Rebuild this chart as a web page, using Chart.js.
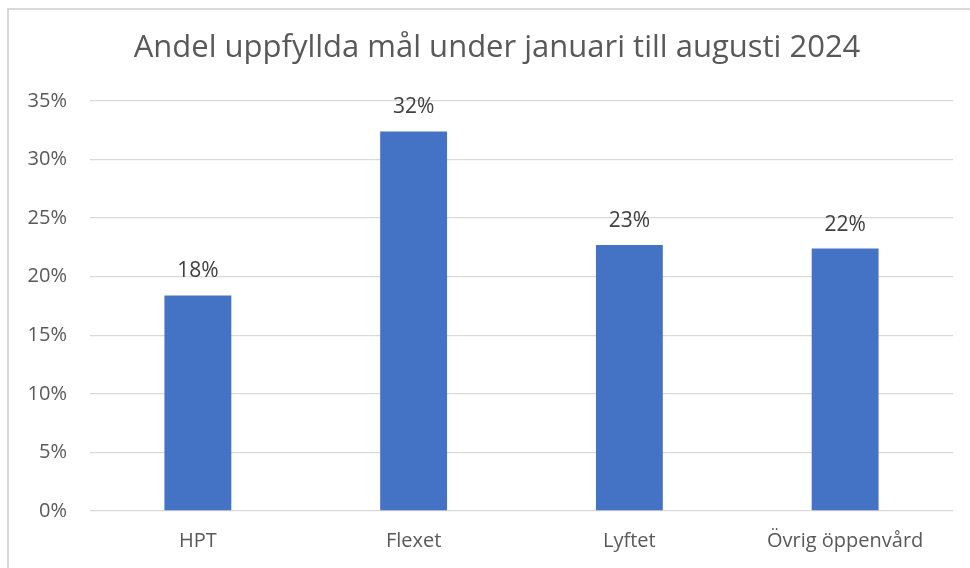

◇ ◇ ◇ ◇ ◇ ◇ ◇

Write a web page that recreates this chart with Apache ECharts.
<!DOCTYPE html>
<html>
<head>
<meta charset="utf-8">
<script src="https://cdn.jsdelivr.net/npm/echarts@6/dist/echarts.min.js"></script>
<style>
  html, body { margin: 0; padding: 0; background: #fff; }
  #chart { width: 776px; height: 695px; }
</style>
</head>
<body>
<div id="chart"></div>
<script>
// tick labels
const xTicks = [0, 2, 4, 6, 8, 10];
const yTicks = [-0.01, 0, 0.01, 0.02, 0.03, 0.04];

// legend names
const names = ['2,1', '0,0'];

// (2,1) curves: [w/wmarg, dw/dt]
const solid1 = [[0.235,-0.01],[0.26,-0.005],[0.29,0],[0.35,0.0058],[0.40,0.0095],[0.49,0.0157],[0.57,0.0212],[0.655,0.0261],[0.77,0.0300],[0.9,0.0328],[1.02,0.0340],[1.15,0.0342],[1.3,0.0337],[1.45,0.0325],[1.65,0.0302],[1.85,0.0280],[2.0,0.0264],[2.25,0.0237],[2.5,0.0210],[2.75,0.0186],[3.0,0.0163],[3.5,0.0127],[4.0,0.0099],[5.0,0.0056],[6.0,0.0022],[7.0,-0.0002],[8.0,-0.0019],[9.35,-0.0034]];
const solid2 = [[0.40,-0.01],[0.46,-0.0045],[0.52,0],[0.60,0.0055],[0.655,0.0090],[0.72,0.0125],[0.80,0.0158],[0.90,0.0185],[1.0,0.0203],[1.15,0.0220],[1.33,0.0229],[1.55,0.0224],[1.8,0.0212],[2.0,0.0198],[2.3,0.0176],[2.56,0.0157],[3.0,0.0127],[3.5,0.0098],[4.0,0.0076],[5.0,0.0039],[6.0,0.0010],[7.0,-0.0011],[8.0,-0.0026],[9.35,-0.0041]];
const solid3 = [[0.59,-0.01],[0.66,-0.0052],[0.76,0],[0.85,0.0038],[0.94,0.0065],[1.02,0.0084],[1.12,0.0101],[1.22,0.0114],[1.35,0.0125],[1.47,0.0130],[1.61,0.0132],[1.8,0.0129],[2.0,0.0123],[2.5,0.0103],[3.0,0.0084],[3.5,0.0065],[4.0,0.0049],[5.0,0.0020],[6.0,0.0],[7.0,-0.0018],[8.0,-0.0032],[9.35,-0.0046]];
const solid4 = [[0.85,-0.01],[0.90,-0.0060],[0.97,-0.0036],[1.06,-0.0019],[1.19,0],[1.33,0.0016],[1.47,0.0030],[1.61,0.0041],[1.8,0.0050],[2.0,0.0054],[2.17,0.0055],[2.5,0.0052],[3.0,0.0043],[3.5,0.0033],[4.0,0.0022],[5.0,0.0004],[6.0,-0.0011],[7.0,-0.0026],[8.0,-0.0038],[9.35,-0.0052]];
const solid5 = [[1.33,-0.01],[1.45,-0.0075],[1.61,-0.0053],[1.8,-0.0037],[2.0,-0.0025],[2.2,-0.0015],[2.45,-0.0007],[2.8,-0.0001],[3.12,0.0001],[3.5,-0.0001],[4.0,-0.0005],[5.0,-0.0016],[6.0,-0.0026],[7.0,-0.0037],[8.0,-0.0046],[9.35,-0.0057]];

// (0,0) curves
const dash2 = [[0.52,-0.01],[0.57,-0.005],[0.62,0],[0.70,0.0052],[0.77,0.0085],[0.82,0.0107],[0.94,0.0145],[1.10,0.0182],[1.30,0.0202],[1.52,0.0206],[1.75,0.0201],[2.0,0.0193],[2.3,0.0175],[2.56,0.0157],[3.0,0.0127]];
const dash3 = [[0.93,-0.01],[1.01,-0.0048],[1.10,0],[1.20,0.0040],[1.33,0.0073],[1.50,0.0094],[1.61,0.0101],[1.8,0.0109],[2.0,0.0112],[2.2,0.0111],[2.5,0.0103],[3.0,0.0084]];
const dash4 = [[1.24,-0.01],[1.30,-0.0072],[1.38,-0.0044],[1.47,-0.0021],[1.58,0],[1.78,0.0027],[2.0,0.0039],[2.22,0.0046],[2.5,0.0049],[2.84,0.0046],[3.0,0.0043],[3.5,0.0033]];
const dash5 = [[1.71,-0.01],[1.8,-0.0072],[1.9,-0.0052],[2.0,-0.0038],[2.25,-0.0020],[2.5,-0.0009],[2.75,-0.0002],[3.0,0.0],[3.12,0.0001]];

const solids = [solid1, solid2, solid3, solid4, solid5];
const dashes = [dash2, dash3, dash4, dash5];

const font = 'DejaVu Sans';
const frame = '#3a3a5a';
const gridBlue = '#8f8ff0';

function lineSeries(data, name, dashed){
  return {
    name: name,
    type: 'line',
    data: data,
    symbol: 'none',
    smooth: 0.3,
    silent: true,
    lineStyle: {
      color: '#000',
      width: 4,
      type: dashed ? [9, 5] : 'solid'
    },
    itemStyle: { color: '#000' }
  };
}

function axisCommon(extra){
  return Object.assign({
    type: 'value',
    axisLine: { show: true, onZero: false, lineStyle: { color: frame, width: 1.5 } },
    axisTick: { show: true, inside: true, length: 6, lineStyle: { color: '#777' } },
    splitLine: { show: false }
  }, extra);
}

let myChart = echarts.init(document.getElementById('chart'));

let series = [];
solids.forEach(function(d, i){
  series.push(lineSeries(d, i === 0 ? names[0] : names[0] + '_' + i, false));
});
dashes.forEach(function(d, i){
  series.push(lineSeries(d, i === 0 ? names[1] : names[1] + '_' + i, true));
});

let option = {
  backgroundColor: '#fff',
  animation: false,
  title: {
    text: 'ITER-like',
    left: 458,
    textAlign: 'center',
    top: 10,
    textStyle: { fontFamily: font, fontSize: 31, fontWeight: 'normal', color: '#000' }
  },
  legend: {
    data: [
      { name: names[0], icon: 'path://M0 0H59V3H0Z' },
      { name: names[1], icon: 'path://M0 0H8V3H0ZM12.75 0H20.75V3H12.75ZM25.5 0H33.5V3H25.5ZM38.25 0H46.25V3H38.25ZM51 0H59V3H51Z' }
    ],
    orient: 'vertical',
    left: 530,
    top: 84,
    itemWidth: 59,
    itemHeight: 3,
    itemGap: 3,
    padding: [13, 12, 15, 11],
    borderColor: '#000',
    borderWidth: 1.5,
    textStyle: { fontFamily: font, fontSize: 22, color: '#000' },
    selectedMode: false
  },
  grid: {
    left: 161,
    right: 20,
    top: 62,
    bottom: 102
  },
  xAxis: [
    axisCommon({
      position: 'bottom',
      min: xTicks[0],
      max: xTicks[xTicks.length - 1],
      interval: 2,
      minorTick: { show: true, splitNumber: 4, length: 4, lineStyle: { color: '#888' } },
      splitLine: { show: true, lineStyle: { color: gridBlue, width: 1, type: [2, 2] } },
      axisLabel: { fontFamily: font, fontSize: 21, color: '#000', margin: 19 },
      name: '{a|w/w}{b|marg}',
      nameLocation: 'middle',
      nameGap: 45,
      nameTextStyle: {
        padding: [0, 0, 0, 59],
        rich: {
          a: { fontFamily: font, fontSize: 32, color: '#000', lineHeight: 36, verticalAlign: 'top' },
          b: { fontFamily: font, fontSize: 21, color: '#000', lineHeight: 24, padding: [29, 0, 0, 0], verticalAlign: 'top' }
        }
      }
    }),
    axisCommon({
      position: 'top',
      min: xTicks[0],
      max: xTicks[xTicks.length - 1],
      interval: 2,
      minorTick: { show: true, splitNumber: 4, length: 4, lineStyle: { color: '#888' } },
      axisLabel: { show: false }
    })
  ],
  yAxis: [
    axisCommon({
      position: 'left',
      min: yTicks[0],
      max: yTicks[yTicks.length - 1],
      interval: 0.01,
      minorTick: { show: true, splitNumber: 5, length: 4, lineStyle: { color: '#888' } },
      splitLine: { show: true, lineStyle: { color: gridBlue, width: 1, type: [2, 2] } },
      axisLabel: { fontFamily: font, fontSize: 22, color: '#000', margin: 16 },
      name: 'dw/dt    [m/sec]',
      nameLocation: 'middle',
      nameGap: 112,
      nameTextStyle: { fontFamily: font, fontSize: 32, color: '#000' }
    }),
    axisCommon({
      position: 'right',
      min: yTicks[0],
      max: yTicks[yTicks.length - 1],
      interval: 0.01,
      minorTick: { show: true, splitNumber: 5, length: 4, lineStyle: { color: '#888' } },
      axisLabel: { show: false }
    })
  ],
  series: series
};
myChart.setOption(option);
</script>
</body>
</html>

◇ ◇ ◇ ◇ ◇ ◇ ◇

> [Task]
Look above for the line that contains "Write a web". Starting there, transcribe every line exactly until you have copied the line that contains "const yTicks = [-0.01, 0, 0.01, 0.02, 0.03, 0.04];".

> [Answer for this exercise]
Write a web page that recreates this chart with Apache ECharts.
<!DOCTYPE html>
<html>
<head>
<meta charset="utf-8">
<script src="https://cdn.jsdelivr.net/npm/echarts@6/dist/echarts.min.js"></script>
<style>
  html, body { margin: 0; padding: 0; background: #fff; }
  #chart { width: 776px; height: 695px; }
</style>
</head>
<body>
<div id="chart"></div>
<script>
// tick labels
const xTicks = [0, 2, 4, 6, 8, 10];
const yTicks = [-0.01, 0, 0.01, 0.02, 0.03, 0.04];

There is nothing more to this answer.